Kate Rawson walked from Le Puy en Velay (France), to Santiago De Compostela (Spain) Covering 1541 km and 2 countries, a total of 3 months walking which raised a fantastic £1000 for Challenge Cancer For Adventure.
My initial idea to walk ‘El Camino de Santiago de Compostella’ (literally translated as ‘The Way of St James of the field of the star’, the origin of which lay in the story of a shepherd who had a dream about some bones – to be brief) was conceived, as are all good ideas, in a pub somewhere.
It then took a further 5 years to come to fruition when my first steps as a ‘pilgrim’ were taken from one of the 4 main French departure towns for the walk, Le Puy en Velay.
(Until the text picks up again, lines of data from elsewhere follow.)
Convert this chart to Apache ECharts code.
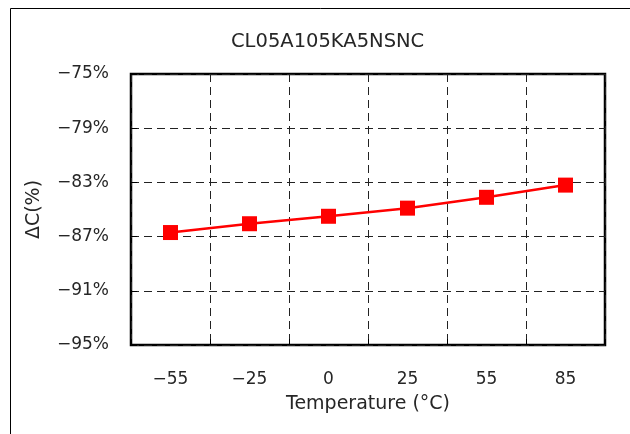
<!DOCTYPE html>
<html><head><meta charset="utf-8">
<script src="https://cdn.jsdelivr.net/npm/echarts@6/dist/echarts.min.js"></script>
<style>html,body{margin:0;padding:0;background:#fff}#c{width:630px;height:434px}</style>
</head><body><div id="c"></div>
<script>
const categories = ['-55', '-25', '0', '25', '55', '85'];
const values = [-86.7, -86.05, -85.5, -84.9, -84.1, -83.2];
const yTicks = [-95, -91, -87, -83, -79, -75];
const title = 'CL05A105KA5NSNC';
const xName = 'Temperature (°C)';
const yName = 'ΔC(%)';

const font = '"DejaVu Sans", Verdana, sans-serif';
const txt = '#262626';
const chart = echarts.init(document.getElementById('c'), null, {renderer: 'canvas'});
chart.setOption({
  animation: false,
  backgroundColor: '#fff',
  title: {text: title, left: 226, top: 27, textStyle: {fontFamily: font, fontSize: 19.5, fontWeight: 'normal', color: txt}},
  graphic: [{type: 'rect', shape: {x: 10.5, y: 8.5, width: 700, height: 500}, style: {fill: 'none', stroke: '#000', lineWidth: 1}, silent: true}],
  grid: {left: 131, right: 25, top: 74, bottom: 89, show: true, borderColor: '#000', borderWidth: 2.5, backgroundColor: 'transparent'},
  xAxis: {
    type: 'category', data: categories, boundaryGap: true,
    name: xName, nameLocation: 'middle', nameGap: 50,
    nameTextStyle: {fontFamily: font, fontSize: 19, color: txt},
    axisLine: {show: false},
    axisTick: {show: true, inside: true, length: 6, lineStyle: {color: '#000'}},
    axisLabel: {fontFamily: font, fontSize: 17, color: txt, margin: 26, formatter: v => v.replace('-', '−')},
    splitLine: {show: true, lineStyle: {color: '#222', type: [8, 5], width: 1}}
  },
  yAxis: {
    type: 'value', min: yTicks[0], max: yTicks[yTicks.length - 1], interval: 4,
    name: yName, nameLocation: 'middle', nameGap: 87, nameRotate: 90,
    nameTextStyle: {fontFamily: font, fontSize: 19, color: txt},
    axisLine: {show: false},
    axisTick: {show: true, inside: true, length: 6, lineStyle: {color: '#000'}},
    axisLabel: {fontFamily: font, fontSize: 17, color: txt, margin: 22, padding: [4, 0, 0, 0], formatter: v => (v < 0 ? '−' : '') + Math.abs(v) + '%'},
    splitLine: {show: true, lineStyle: {color: '#222', type: [8, 5], width: 1}}
  },
  series: [{
    type: 'line', data: values, symbol: 'rect', symbolSize: 15,
    itemStyle: {color: '#ff0000'}, lineStyle: {color: '#ff0000', width: 2.5}
  }]
});
</script></body></html>
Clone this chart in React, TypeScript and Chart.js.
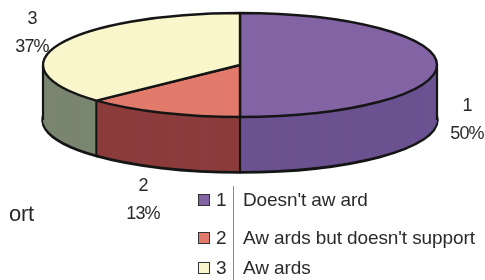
import React, { useEffect, useRef } from "react";
import { Chart, registerables } from "chart.js";
Chart.register(...registerables);

const categories = ["1", "2", "3"];
const categoryNames = ["Doesn't aw ard", "Aw ards but doesn't support", "Aw ards"];
const values = [50, 13, 37];
const topColors = ["#8264a4", "#e27a6c", "#faf6cc"];
const sideColors = ["#6b5290", "#8c3c3c", "#7a8670"];

const CX = 240, CY = 65, RX = 197, RY = 52, DEPTH = 55;

const pie3d = {
  id: "pie3d",
  beforeDatasetsDraw(chart: any) {
    const ctx = chart.ctx;
    const arcs = chart.getDatasetMeta(0).data;
    if (!arcs.length) return false;
    const { x, y, outerRadius: R } = arcs[0].getProps(["x", "y", "outerRadius"], true);
    const sx = RX / R, sy = RY / R;
    const base = ctx.getTransform();
    const origStroke = ctx.stroke;
    ctx.stroke = function (...a: any[]) {
      ctx.save();
      ctx.setTransform(base);
      origStroke.apply(ctx, a);
      ctx.restore();
    };
    const drawLayer = (dy: number, colors: string[], bw: number) => {
      ctx.save();
      ctx.setTransform(base.a * sx, 0, 0, base.d * sy, base.e + (CX - x * sx) * base.a, base.f + (CY + dy - y * sy) * base.d);
      arcs.forEach((el: any, i: number) => {
        const o = el.options;
        el.options = { ...o, backgroundColor: colors[i], borderWidth: bw, borderColor: "#151515", offset: 0 };
        el.draw(ctx, chart.chartArea);
        el.options = o;
      });
      ctx.restore();
    };
    drawLayer(DEPTH, sideColors, 3.5);
    for (let d = DEPTH - 1; d >= 1; d--) drawLayer(d, sideColors, 0);
    ctx.save();
    ctx.setTransform(base);
    ctx.strokeStyle = "#151515";
    ctx.lineWidth = 2.2;
    const edgeAngles: number[] = [0, Math.PI];
    arcs.forEach((el: any) => edgeAngles.push(el.startAngle));
    edgeAngles.forEach((a) => {
      if (Math.sin(a) < -0.001) return;
      const px = CX + RX * Math.cos(a);
      const py = CY + RY * Math.sin(a);
      ctx.beginPath();
      ctx.moveTo(px, py);
      ctx.lineTo(px, py + DEPTH);
      origStroke.call(ctx);
    });
    ctx.restore();
    drawLayer(0, topColors, 2.4);
    ctx.stroke = origStroke;
    return false;
  },
};

const total = values.reduce((a, b) => a + b, 0);
const pct = (v: number) => Math.round((v / total) * 100) + "%";

const font = "'Liberation Sans', Arial, sans-serif";
const labelPos = [
  { x: 467, y: 91 },
  { x: 143, y: 171 },
  { x: 32, y: 4 },
];
const legendRows = [200, 238, 268];

export default function App() {
  const ref = useRef<HTMLCanvasElement>(null);
  useEffect(() => {
    const chart = new Chart(ref.current!, {
      type: "pie",
      data: {
        labels: categories,
        datasets: [{ data: values, backgroundColor: topColors }],
      },
      options: {
        responsive: false,
        animation: false,
        events: [],
        plugins: { legend: { display: false }, tooltip: { enabled: false } },
      },
      plugins: [pie3d as any],
    });
    return () => chart.destroy();
  }, []);
  return (
    <div style={{ position: "fixed", left: 0, top: 0, width: 485, height: 280, background: "#fff", overflow: "hidden", fontFamily: font, color: "#2a2a2a" }}>
      <canvas ref={ref} width={485} height={280} style={{ position: "absolute", left: 0, top: 0 }} />
      {categories.map((c, i) => (
        <div key={"l" + i} style={{ position: "absolute", left: labelPos[i].x - 30, top: labelPos[i].y, width: 60, textAlign: "center", fontSize: 18, lineHeight: "28px", letterSpacing: -0.8 }}>
          <div>{c}</div>
          <div>{pct(values[i])}</div>
        </div>
      ))}
      <div style={{ position: "absolute", left: 9, top: 201, height: 22, overflow: "hidden", fontSize: 22, lineHeight: "26px", letterSpacing: -0.3 }}>ort</div>
      <div style={{ position: "absolute", left: 233, top: 186, width: 1, height: 94, background: "#8a8a8a" }} />
      {categories.map((c, i) => (
        <React.Fragment key={"g" + i}>
          <div style={{ position: "absolute", left: 198, top: legendRows[i] - 6, width: 10, height: 10, background: topColors[i], border: "1.5px solid #333" }} />
          <div style={{ position: "absolute", left: 216, top: legendRows[i] - 12, fontSize: 19, lineHeight: "24px" }}>{c}</div>
          <div style={{ position: "absolute", left: 243, top: legendRows[i] - 12, fontSize: 19, lineHeight: "24px", whiteSpace: "nowrap", letterSpacing: -0.1 }}>{categoryNames[i]}</div>
        </React.Fragment>
      ))}
    </div>
  );
}
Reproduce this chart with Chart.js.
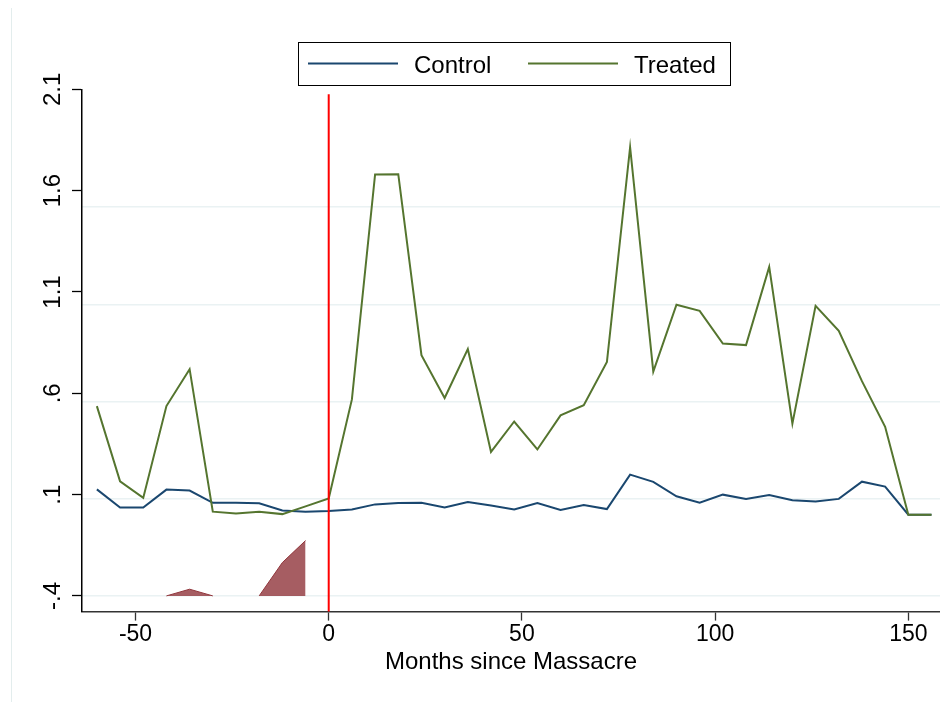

The route was to take me westwards through France following in the footsteps of millions dating back to the 9th Century, over The Pyrenees via St Jean Pied de Port and continuing in a similar direction towards Santiago and then Cape Finisterre, to arrive at the coast nearly 1600km later.
I distinctly remember the night before my departure in the youth hostel in Le Puy, the transparency of my over-preparation becoming evident. I can only give thanks to the gentle bullying of complete strangers which forced me to part with 6kg of suddenly arguably essential packweight. This was to become an increasingly familiar process along the way as I learnt in more than one language that ‘every gram counts!’ and ‘less is more’.
That same night, still before taking a single step, the anticipation of getting the dreaded blister was soon put to rest as an over-zealous bout of sock washing made the first journal entry a painful process-“1st April, 2006.
Unbelievable! Learnt already that anti-blister training must not be confined to the foot area alone! Hand washing is essential part of future prep.
With only a few hours to go before set off it’s hard to imagine what it will feel like to have been walking everyday for a month. And people keep talking about tendonitis?!”
Some two and a half months later (my initial walking companion retiring after 3 weeks due to tendonitis!) I managed to somewhat miraculously reach my primary goal of the cathedral city of Santiago de Compostella relatively unscathed. Getting ready for the final 3 day leg to Cape Finsiterre, the most furtherly western point in Spain and Europe, once hailed by the ancient Galician Celts to be the end of the known world, I suddenly found myself wondering how I was actually going to cope NOT walking every day!
Looking back now, having had some 6-7 months of re-integration into ‘normal’ life, I often find myself wandering back along the Camino; this time pleasantly reminiscing over the full gamut of weather conditions, the diverse and often awe-inspiring terrain, the periods of extreme tranquillity, the frequently hilarious attempts at conversation where so much was lost (and friendships gained) in translation, and last but not least the indispensable and unforgettable camaraderie of the numerous other modern day pilgrims who still devotedly walk for their individual causes on their individual paths. It is surely they who are the spirit of the Camino. In the more challenging times a handful of reliable sources of inspiration help keep you putting one foot in front of the other. The charities and everyone behind them were a primary one for me. So, for all those who perhaps unknowingly helped me ‘keep on keeping on’, not to mention contribute to the £3300 raised for my 3 chosen charities; Challenge Cancer Through Adventure, Cruse Bereavement Care, and Hope and Homes for Children, I’d like to say a huge, heartfelt ‘THANK YOU!’
Finally, if anyone has even a fleeting thought of having a go, my advice would be – with the thirsty snail as a role model – JUST DO IT!